Robbie Robertson returns with a vengeance

Wildman Steve
The Corner News
Published: February 23, 2011 4:28:08 pm

Robbie Robertson, former lead guitarist of The Band, has a new album that fans of The Band will love.

Robbie Robertson is one of those musicians that has acheived legendary status. As the lead guitarist and primary songwriter of The Band, he served as Bob Dylan's first electric lead guitarist and bandleader, and made history with songs like 'The Weight' and 'Up On Cripple Creek.' He left The Band in 1976, staging one of the greatest concerts in rock history as their swan song. 'The Last Waltz,' as it was dubbed, was filmed by Martin Scorcese for posterity and remains one of the most beloved live events in rock history.

Robertson continued on as a solo artist, releasing four solo albums from '87-'98, and contributing music to many films such as 'The King of Comedy,' 'The Color of Money,' and, most recently, 'Shutter Island.'

Now, after a 13-year drought, Robertson has released a new solo album, titled 'How To Become Clairvoyant,' which may be his best solo work to date and rivals his work with The Band. The album features performances by Eric Clapton (who co-wrote three songs with Robertson), Steve Winwood, Robert Randolph, Trent Reznor and Tom Morello, with bassist Pino Palladino and drummer Ian Thomas serving as the rhythm section throughout.
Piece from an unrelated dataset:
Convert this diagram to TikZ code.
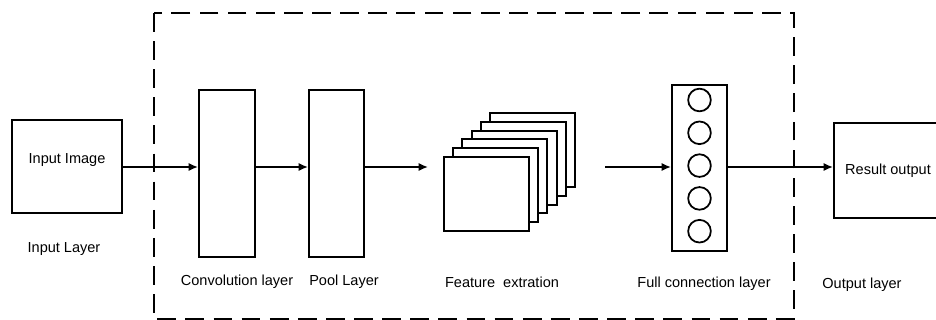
\documentclass[tikz,border=0pt]{standalone}
\usepackage{fontspec}
\setmainfont{Liberation Sans}
\usepackage{tikz}
\usetikzlibrary{arrows.meta}
\usetikzlibrary{calc}
\usetikzlibrary{positioning}

\begin{document}
\begin{tikzpicture}
	[
	x=0.03cm, y=-0.03cm,
	> = {Latex[length=8pt,width=7pt]},
	every node/.style = {font=\fontsize{12.4}{15}\selectfont},
	box/.style = {draw,line width=1.7pt,fill=white,inner sep=0pt},
	layer/.style = {box,minimum width=2.55cm,minimum height=2.22cm},
	neuron/.style = {draw,line width=1.5pt,circle,inner sep=0pt,minimum size=0.68cm},
	link/.style = {->,line width=1.5pt}
	]
	\useasboundingbox (0,0) rectangle (936,320);

	% dashed frame round the hidden layers
	\draw[line width=1.6pt, dash pattern=on 16pt off 8pt] (154,13) rectangle (794,319);

	% boxes
	\node[box, minimum width=3.3cm, minimum height=2.79cm] (inimg) at (67,166.5) {};
	\node (inimgtext) at (67,160) {Input Image};
	\node[box, minimum width=1.68cm, minimum height=5.01cm] (conv) at (227,173.5) {};
	\node[box, minimum width=1.65cm, minimum height=5.01cm] (pool) at (336.5,173.5) {};
	\foreach \i in {5,4,...,0}
		\node[layer] (feat\i) at (486.5+\i*9.2, 194-\i*8.8) {};
	\node[box, minimum width=1.65cm, minimum height=4.98cm] (fc) at (699.5,168) {};
	\foreach \k in {0,...,4}
		\node[neuron] (n\k) at (699.5, 100+\k*32.8) {};
	\node[box, minimum width=3.24cm, minimum height=2.85cm] (result) at (888,170.5) {Result output};

	% connectors
	\coordinate (featin) at (428,167);
	\coordinate (featout) at (605,167);
	\draw[link] (inimg.east |- 0,167) -- (conv.west |- 0,167);
	\draw[link] (conv.east |- 0,167) -- (pool.west |- 0,167);
	\draw[link] (pool.east |- featin) -- (featin);
	\draw[link] (featout) -- (fc.west |- featout);
	\draw[link] (fc.east |- featout) -- (result.west |- featout);

	% captions
	\node (inlayer) at (64,249) {Input Layer};
	\node (convlabel) at (237,282) {Convolution layer};
	\node (poollabel) at (344,282) {Pool Layer};
	\node (featlabel) at (502,282) {Feature\ \ extration};
	\node (fclabel) at (704,284) {Full connection layer};
	\node (outlayer) at (862,285) {Output layer};
\end{tikzpicture}
\end{document}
Robertson returns with a vengeance to his rock roots, opening the album with a blistering rocker titled 'Straight Down The Line,' a sly nod to rock 'n' roll's early reputation as the Devil's music. The first single from the album, 'He Don't Live Here No More' details a close friend's battle with addiction, and features Clapton on harmony vocal and electric and slide guitars alongside Robertson's soulful gut string guitar solo.

Robertson also addresses the breakup of The Band for the first time in song, with 'This Is Where I Get Off.' Fans of The Band will certainly eat this album up, but that is not a requisite, as 'How To Become Clairvoyant' is, quite simply, a great rock record destined to become a classic.